=== Work to be completed ===
Reproduce all the material exactly, minus any pictures it holds.

■ ■ ■

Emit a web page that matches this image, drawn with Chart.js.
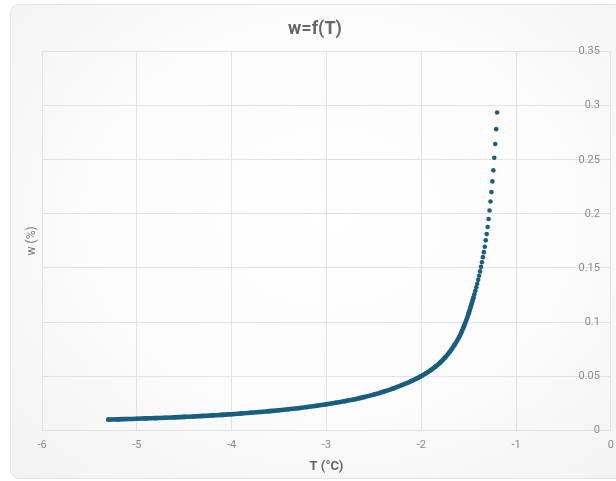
<!DOCTYPE html>
<html><head><meta charset="utf-8">
<script src="https://cdn.jsdelivr.net/npm/chart.js@4/dist/chart.umd.min.js"></script>
<style>
html,body{margin:0;padding:0;background:#fff;width:616px;height:481px;overflow:hidden;position:relative}
#card{position:absolute;left:10px;top:4px;width:640px;height:473px;border:1px solid #e4e4e4;border-radius:9px;
background:radial-gradient(ellipse at 50% 45%, #ffffff 0%, #fcfcfc 50%, #f2f2f2 100%);}
#c{position:absolute;left:0;top:0}
</style></head><body>
<div id="card"></div>
<canvas id="c" width="622" height="481"></canvas>
<script>
// Temperature T (°C), ascending
const tempC = [-5.3,-5.2,-5.1,-5.0,-4.9,-4.8,-4.7,-4.6,-4.5,-4.4,-4.3,-4.2,-4.1,-4.0,-3.9,-3.8,-3.7,-3.6,-3.5,-3.4,
  -3.3,-3.2,-3.1,-3.0,-2.9,-2.8,-2.7,-2.6,-2.5,-2.4,-2.3,-2.2,-2.1,-2.0,-1.95,-1.9,-1.85,-1.8,-1.75,-1.7,-1.65,-1.6,-1.55,-1.5,
  -1.45,-1.44,-1.43,-1.42,-1.41,-1.40,-1.39,-1.38,-1.37,-1.36,-1.35,-1.34,-1.33,-1.32,-1.31,-1.30,-1.29,-1.28,-1.27,-1.26,
  -1.25,-1.24,-1.23,-1.22,-1.21,-1.20];
// w (%)
const wPct = [0.0098,0.0100,0.0103,0.0106,0.0109,0.0112,0.0115,0.0119,0.0123,0.0127,0.0132,0.0137,0.0142,0.0148,0.0154,0.0161,0.0168,0.0176,0.0184,0.0193,
  0.0203,0.0214,0.0226,0.0240,0.0254,0.0269,0.0286,0.0306,0.0329,0.0355,0.0384,0.0418,0.0456,0.0500,0.0526,0.0555,0.0588,0.0626,0.0671,0.0724,0.0788,0.0862,0.0960,0.1080,
  0.1226,0.1256,0.1287,0.1320,0.1354,0.1390,0.1428,0.1468,0.1510,0.1553,0.1600,0.1646,0.1696,0.1755,0.1813,0.1878,0.1953,0.2031,0.2114,0.2201,
  0.2300,0.2402,0.2519,0.2646,0.2783,0.2937];
const xTickLabels = ['-6','-5','-4','-3','-2','-1','0'];
const yTickLabels = ['0','0.05','0.1','0.15','0.2','0.25','0.3','0.35'];

const color = '#175e7f';
const points = tempC.map((t, i) => ({x: t, y: wPct[i]}));
const grid = '#e2e2e2';
const tickFont = {family: 'Roboto', size: 11};

new Chart(document.getElementById('c'), {
  type: 'scatter',
  data: {datasets: [{
    data: points,
    showLine: true,
    borderWidth: 4.6,
    borderCapStyle: 'round',
    borderJoinStyle: 'round',
    cubicInterpolationMode: 'monotone',
    borderColor: color,
    segment: {borderColor: ctx => (ctx.p1.parsed.x < -1.445 ? color : 'transparent')},
    pointRadius: 2.3,
    pointBorderWidth: 0,
    pointBackgroundColor: color,
    pointHoverRadius: 2.3
  }]},
  options: {
    responsive: false,
    animation: false,
    layout: {padding: {top: 4, left: 8, right: 0, bottom: 2}},
    plugins: {
      legend: {display: false},
      tooltip: {enabled: false},
      title: {display: true, text: 'w=f(T)', color: '#666', font: {family: 'Roboto', size: 18, weight: 'bold'}, padding: {top: 15, bottom: 11}}
    },
    scales: {
      x: {
        type: 'linear', min: -6, max: 0,
        ticks: {stepSize: 1, color: '#8a8a8a', font: tickFont, padding: 8,
          callback: (v) => xTickLabels[Math.round(v) + 6]},
        grid: {color: grid, drawTicks: false},
        border: {color: grid},
        title: {display: true, text: 'T (°C)', color: '#666', font: {family: 'Roboto', size: 13, weight: 'bold'}, padding: {top: 0, bottom: 4}}
      },
      y: {
        type: 'linear', position: 'right', min: 0, max: 0.35,
        afterFit: (scale) => { scale.width = 0; },
        ticks: {stepSize: 0.05, mirror: true, padding: -11, color: '#8a8a8a', font: tickFont,
          callback: (v) => yTickLabels[Math.round(v / 0.05)]},
        grid: {color: grid, drawTicks: false},
        border: {color: grid}
      },
      yTitle: {
        type: 'linear', position: 'left', axis: 'y', min: 0, max: 1,
        ticks: {display: false},
        grid: {display: false, drawTicks: false},
        border: {display: false},
        title: {display: true, text: 'w (%)', color: '#777', font: {family: 'Roboto', size: 12}, padding: {top: 16.8, bottom: 2.8}}
      }
    }
  }
});
</script>
</body></html>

■ ■ ■

=== Exercise solution ===
Emit a web page that matches this image, drawn with Chart.js.
<!DOCTYPE html>
<html><head><meta charset="utf-8">
<script src="https://cdn.jsdelivr.net/npm/chart.js@4/dist/chart.umd.min.js"></script>
<style>
html,body{margin:0;padding:0;background:#fff;width:616px;height:481px;overflow:hidden;position:relative}
#card{position:absolute;left:10px;top:4px;width:640px;height:473px;border:1px solid #e4e4e4;border-radius:9px;
background:radial-gradient(ellipse at 50% 45%, #ffffff 0%, #fcfcfc 50%, #f2f2f2 100%);}
#c{position:absolute;left:0;top:0}
</style></head><body>
<div id="card"></div>
<canvas id="c" width="622" height="481"></canvas>
<script>
// Temperature T (°C), ascending
const tempC = [-5.3,-5.2,-5.1,-5.0,-4.9,-4.8,-4.7,-4.6,-4.5,-4.4,-4.3,-4.2,-4.1,-4.0,-3.9,-3.8,-3.7,-3.6,-3.5,-3.4,
  -3.3,-3.2,-3.1,-3.0,-2.9,-2.8,-2.7,-2.6,-2.5,-2.4,-2.3,-2.2,-2.1,-2.0,-1.95,-1.9,-1.85,-1.8,-1.75,-1.7,-1.65,-1.6,-1.55,-1.5,
  -1.45,-1.44,-1.43,-1.42,-1.41,-1.40,-1.39,-1.38,-1.37,-1.36,-1.35,-1.34,-1.33,-1.32,-1.31,-1.30,-1.29,-1.28,-1.27,-1.26,
  -1.25,-1.24,-1.23,-1.22,-1.21,-1.20];
// w (%)
const wPct = [0.0098,0.0100,0.0103,0.0106,0.0109,0.0112,0.0115,0.0119,0.0123,0.0127,0.0132,0.0137,0.0142,0.0148,0.0154,0.0161,0.0168,0.0176,0.0184,0.0193,
  0.0203,0.0214,0.0226,0.0240,0.0254,0.0269,0.0286,0.0306,0.0329,0.0355,0.0384,0.0418,0.0456,0.0500,0.0526,0.0555,0.0588,0.0626,0.0671,0.0724,0.0788,0.0862,0.0960,0.1080,
  0.1226,0.1256,0.1287,0.1320,0.1354,0.1390,0.1428,0.1468,0.1510,0.1553,0.1600,0.1646,0.1696,0.1755,0.1813,0.1878,0.1953,0.2031,0.2114,0.2201,
  0.2300,0.2402,0.2519,0.2646,0.2783,0.2937];
const xTickLabels = ['-6','-5','-4','-3','-2','-1','0'];
const yTickLabels = ['0','0.05','0.1','0.15','0.2','0.25','0.3','0.35'];

const color = '#175e7f';
const points = tempC.map((t, i) => ({x: t, y: wPct[i]}));
const grid = '#e2e2e2';
const tickFont = {family: 'Roboto', size: 11};

new Chart(document.getElementById('c'), {
  type: 'scatter',
  data: {datasets: [{
    data: points,
    showLine: true,
    borderWidth: 4.6,
    borderCapStyle: 'round',
    borderJoinStyle: 'round',
    cubicInterpolationMode: 'monotone',
    borderColor: color,
    segment: {borderColor: ctx => (ctx.p1.parsed.x < -1.445 ? color : 'transparent')},
    pointRadius: 2.3,
    pointBorderWidth: 0,
    pointBackgroundColor: color,
    pointHoverRadius: 2.3
  }]},
  options: {
    responsive: false,
    animation: false,
    layout: {padding: {top: 4, left: 8, right: 0, bottom: 2}},
    plugins: {
      legend: {display: false},
      tooltip: {enabled: false},
      title: {display: true, text: 'w=f(T)', color: '#666', font: {family: 'Roboto', size: 18, weight: 'bold'}, padding: {top: 15, bottom: 11}}
    },
    scales: {
      x: {
        type: 'linear', min: -6, max: 0,
        ticks: {stepSize: 1, color: '#8a8a8a', font: tickFont, padding: 8,
          callback: (v) => xTickLabels[Math.round(v) + 6]},
        grid: {color: grid, drawTicks: false},
        border: {color: grid},
        title: {display: true, text: 'T (°C)', color: '#666', font: {family: 'Roboto', size: 13, weight: 'bold'}, padding: {top: 0, bottom: 4}}
      },
      y: {
        type: 'linear', position: 'right', min: 0, max: 0.35,
        afterFit: (scale) => { scale.width = 0; },
        ticks: {stepSize: 0.05, mirror: true, padding: -11, color: '#8a8a8a', font: tickFont,
          callback: (v) => yTickLabels[Math.round(v / 0.05)]},
        grid: {color: grid, drawTicks: false},
        border: {color: grid}
      },
      yTitle: {
        type: 'linear', position: 'left', axis: 'y', min: 0, max: 1,
        ticks: {display: false},
        grid: {display: false, drawTicks: false},
        border: {display: false},
        title: {display: true, text: 'w (%)', color: '#777', font: {family: 'Roboto', size: 12}, padding: {top: 16.8, bottom: 2.8}}
      }
    }
  }
});
</script>
</body></html>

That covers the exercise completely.